## TASK GOAL
Retype exactly what runs from the first line of the data to the line with "import * as", keeping both of those lines and skipping pictures.

## DATA SEGMENT
+---+

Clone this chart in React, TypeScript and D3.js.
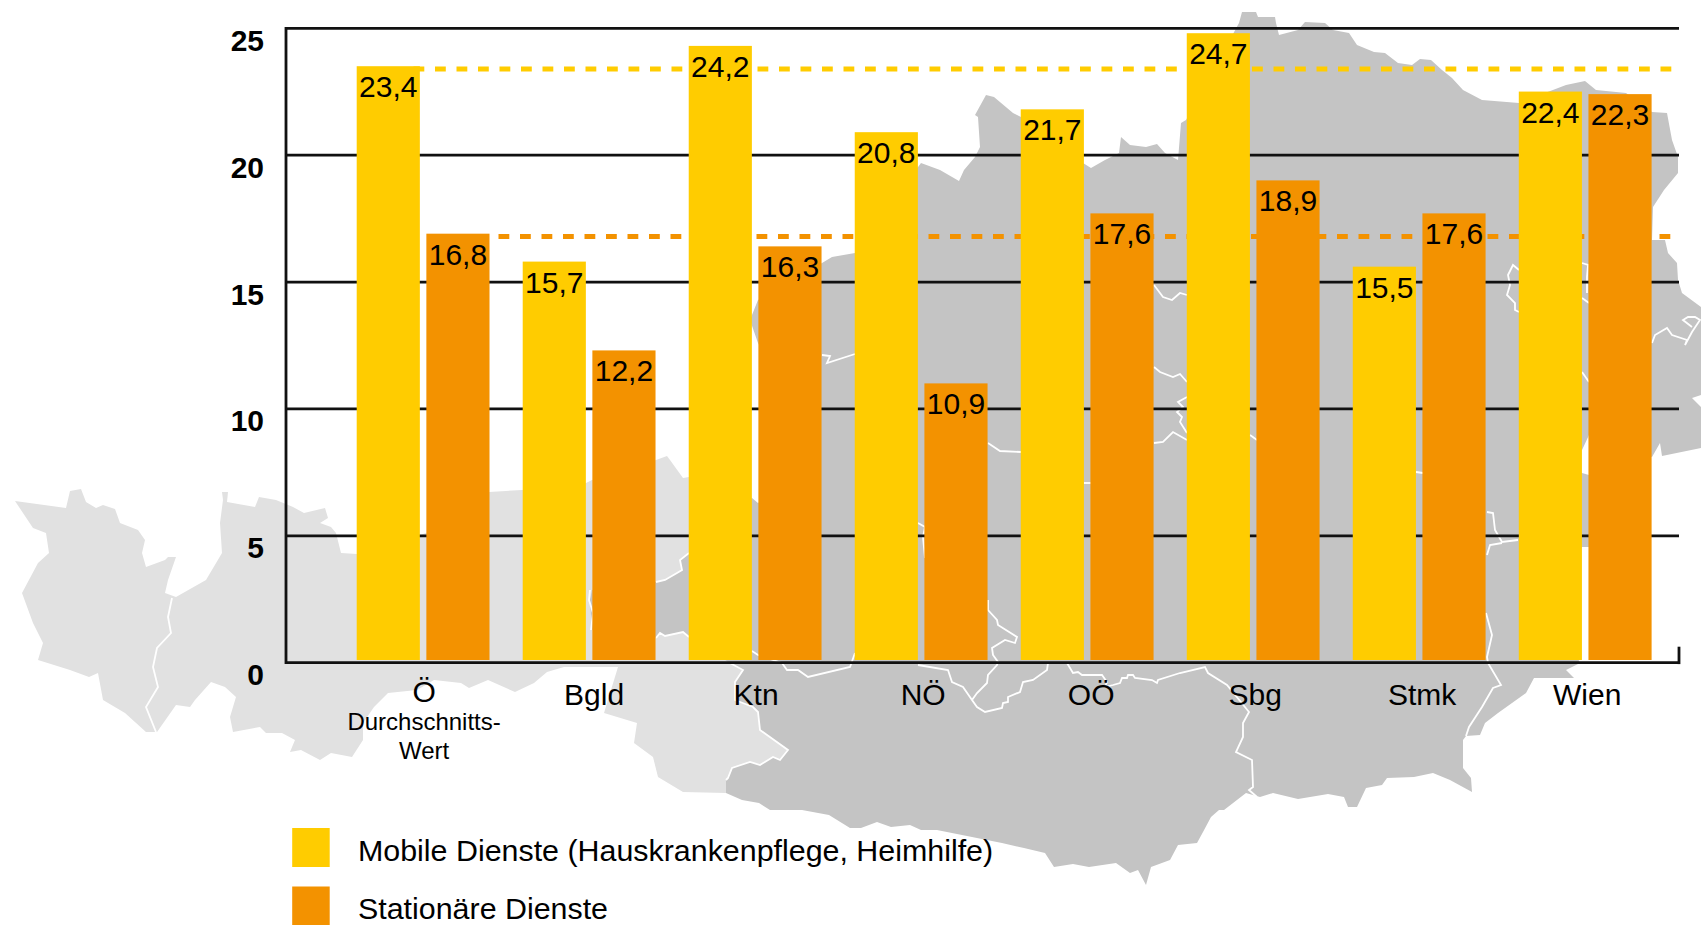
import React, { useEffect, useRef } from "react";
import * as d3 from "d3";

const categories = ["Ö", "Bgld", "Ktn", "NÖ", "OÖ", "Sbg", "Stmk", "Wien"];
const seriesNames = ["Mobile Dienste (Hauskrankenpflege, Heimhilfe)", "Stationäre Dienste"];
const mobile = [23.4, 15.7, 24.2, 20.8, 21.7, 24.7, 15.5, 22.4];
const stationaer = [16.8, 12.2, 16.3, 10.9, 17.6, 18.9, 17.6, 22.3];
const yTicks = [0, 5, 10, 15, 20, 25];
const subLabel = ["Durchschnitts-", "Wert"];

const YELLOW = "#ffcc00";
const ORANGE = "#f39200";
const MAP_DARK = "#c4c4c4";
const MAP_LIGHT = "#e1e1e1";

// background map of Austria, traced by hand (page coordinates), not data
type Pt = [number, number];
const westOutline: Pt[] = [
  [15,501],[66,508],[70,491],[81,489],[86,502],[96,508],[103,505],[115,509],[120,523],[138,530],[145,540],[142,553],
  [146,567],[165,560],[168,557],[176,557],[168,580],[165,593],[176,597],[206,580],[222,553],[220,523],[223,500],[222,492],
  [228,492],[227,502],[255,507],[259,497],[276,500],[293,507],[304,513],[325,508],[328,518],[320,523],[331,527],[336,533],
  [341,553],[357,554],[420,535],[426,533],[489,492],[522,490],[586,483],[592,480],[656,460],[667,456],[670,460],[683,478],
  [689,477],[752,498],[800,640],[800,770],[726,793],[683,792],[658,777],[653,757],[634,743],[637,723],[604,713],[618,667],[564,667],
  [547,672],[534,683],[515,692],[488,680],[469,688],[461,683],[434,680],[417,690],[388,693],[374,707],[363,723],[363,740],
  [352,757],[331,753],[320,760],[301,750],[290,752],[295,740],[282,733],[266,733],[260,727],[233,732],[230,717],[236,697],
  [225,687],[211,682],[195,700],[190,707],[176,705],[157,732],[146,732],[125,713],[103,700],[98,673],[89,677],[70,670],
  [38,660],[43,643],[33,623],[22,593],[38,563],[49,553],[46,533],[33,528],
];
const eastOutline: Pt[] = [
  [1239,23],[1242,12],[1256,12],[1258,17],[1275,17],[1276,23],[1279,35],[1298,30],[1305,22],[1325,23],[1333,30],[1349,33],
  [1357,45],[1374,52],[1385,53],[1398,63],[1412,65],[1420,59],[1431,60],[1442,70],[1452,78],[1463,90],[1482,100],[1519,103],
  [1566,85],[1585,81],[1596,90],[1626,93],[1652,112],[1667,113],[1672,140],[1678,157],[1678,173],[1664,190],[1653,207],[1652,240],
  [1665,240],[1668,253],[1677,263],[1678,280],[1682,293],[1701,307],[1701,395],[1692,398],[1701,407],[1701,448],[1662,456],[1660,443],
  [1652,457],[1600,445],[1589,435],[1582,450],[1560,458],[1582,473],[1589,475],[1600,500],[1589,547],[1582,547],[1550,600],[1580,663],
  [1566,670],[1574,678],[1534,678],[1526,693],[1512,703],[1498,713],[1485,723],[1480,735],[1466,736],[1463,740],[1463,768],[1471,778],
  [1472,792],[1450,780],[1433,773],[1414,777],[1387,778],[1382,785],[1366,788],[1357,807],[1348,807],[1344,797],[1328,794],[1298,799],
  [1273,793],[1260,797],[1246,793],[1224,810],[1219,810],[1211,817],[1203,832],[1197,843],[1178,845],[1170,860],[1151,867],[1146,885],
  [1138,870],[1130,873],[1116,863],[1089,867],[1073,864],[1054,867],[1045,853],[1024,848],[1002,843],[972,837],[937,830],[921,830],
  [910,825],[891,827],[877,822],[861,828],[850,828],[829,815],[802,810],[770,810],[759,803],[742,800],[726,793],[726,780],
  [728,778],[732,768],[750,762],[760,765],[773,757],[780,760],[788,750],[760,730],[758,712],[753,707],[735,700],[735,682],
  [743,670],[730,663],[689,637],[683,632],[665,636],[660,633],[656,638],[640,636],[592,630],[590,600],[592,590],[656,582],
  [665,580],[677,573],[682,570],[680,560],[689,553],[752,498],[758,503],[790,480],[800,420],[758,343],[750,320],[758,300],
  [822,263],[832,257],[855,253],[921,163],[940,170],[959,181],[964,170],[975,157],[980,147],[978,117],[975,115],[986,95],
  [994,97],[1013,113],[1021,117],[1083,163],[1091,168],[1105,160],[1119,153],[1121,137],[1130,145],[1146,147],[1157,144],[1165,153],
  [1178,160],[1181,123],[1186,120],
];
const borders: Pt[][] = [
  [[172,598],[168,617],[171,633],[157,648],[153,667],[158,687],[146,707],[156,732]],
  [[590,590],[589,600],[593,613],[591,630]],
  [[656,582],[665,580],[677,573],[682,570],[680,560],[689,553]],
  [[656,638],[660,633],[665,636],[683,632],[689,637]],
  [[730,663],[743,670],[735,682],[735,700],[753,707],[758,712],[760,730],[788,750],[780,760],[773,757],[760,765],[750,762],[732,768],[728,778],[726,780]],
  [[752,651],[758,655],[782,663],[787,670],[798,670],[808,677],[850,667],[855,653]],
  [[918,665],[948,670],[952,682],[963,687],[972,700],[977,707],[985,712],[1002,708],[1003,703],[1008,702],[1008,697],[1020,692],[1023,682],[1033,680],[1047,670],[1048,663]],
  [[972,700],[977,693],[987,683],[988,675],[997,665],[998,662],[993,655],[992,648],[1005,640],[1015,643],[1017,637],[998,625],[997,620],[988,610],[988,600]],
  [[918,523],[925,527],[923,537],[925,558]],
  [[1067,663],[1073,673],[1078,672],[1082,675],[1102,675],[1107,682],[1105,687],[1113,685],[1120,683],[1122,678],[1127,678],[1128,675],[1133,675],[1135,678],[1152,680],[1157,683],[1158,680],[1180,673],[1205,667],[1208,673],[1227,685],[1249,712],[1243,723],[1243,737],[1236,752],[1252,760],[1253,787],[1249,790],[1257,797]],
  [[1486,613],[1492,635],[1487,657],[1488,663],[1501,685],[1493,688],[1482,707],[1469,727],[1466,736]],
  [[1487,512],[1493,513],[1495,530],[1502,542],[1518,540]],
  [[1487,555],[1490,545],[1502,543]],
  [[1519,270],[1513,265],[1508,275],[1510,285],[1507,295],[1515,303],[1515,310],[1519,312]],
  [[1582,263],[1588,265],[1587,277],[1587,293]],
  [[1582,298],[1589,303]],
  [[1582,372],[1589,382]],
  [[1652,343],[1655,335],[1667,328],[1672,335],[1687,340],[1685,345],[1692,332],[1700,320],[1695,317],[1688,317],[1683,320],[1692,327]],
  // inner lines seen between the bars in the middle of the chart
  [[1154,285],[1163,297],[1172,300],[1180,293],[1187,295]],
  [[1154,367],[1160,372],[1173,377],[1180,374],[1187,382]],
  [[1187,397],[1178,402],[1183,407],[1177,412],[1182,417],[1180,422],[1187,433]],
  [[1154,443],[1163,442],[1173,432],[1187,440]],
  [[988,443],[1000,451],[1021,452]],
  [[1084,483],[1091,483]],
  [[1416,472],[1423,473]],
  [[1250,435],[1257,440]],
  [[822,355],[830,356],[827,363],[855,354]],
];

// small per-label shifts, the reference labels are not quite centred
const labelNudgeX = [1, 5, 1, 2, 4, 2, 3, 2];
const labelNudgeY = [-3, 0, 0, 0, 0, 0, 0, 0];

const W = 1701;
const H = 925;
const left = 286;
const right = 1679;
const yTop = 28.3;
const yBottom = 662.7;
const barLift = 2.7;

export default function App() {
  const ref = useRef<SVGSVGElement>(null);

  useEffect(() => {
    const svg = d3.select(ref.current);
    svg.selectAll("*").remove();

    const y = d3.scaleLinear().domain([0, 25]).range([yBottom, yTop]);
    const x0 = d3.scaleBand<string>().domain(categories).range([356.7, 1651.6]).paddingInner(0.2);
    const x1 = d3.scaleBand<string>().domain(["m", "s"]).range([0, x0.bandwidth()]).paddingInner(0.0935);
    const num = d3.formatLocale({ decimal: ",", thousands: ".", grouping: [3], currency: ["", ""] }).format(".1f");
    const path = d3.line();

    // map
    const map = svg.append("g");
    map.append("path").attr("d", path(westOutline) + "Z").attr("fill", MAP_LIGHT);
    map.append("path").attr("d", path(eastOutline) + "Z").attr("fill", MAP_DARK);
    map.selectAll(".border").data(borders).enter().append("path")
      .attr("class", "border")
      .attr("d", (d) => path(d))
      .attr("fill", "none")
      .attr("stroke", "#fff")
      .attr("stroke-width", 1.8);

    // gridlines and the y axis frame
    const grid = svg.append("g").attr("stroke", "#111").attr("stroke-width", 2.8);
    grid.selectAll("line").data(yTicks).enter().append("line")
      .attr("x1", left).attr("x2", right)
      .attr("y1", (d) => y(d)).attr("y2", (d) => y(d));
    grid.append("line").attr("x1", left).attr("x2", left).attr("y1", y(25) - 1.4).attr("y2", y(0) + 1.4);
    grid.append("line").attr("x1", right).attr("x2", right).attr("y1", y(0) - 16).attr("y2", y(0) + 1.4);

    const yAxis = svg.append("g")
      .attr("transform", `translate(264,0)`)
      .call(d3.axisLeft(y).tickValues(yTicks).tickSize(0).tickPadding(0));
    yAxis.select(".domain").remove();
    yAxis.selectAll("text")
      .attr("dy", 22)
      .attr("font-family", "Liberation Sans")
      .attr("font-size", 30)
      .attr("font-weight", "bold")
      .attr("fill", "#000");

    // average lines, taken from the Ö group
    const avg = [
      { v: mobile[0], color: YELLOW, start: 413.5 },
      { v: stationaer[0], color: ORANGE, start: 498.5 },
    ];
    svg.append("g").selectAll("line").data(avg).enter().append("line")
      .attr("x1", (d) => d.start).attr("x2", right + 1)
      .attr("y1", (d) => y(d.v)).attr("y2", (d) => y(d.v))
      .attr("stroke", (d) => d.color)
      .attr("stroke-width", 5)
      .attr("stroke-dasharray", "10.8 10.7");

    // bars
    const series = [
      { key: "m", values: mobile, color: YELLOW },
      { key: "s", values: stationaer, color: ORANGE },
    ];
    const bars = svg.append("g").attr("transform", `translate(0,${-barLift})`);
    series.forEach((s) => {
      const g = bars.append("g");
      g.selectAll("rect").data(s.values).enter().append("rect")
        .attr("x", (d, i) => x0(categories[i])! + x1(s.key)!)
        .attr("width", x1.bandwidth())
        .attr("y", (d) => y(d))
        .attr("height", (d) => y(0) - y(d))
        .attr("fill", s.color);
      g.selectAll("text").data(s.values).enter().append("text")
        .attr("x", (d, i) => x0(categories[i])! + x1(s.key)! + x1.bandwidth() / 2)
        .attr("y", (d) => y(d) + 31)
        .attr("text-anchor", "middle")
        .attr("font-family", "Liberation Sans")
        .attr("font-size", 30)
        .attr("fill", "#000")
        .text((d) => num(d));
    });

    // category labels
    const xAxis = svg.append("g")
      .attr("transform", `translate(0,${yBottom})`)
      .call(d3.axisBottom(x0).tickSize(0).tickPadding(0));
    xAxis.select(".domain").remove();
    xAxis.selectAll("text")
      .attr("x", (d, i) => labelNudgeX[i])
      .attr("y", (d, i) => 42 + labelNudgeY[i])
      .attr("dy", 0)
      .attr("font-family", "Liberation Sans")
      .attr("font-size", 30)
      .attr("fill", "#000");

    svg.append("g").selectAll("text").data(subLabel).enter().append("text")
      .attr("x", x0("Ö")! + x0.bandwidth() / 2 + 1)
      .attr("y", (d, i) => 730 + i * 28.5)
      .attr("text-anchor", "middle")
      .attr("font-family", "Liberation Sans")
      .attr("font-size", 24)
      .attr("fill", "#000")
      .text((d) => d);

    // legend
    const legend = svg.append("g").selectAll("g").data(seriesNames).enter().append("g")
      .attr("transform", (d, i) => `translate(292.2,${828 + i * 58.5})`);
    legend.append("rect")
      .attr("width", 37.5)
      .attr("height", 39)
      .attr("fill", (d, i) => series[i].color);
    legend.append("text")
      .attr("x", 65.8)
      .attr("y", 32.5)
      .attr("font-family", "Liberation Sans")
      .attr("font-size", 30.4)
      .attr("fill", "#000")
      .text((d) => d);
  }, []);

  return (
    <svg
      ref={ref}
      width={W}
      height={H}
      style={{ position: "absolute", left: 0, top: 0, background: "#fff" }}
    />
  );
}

+---+

## SOLUTION TO THIS TASK
Clone this chart in React, TypeScript and D3.js.
import React, { useEffect, useRef } from "react";
import * as d3 from "d3";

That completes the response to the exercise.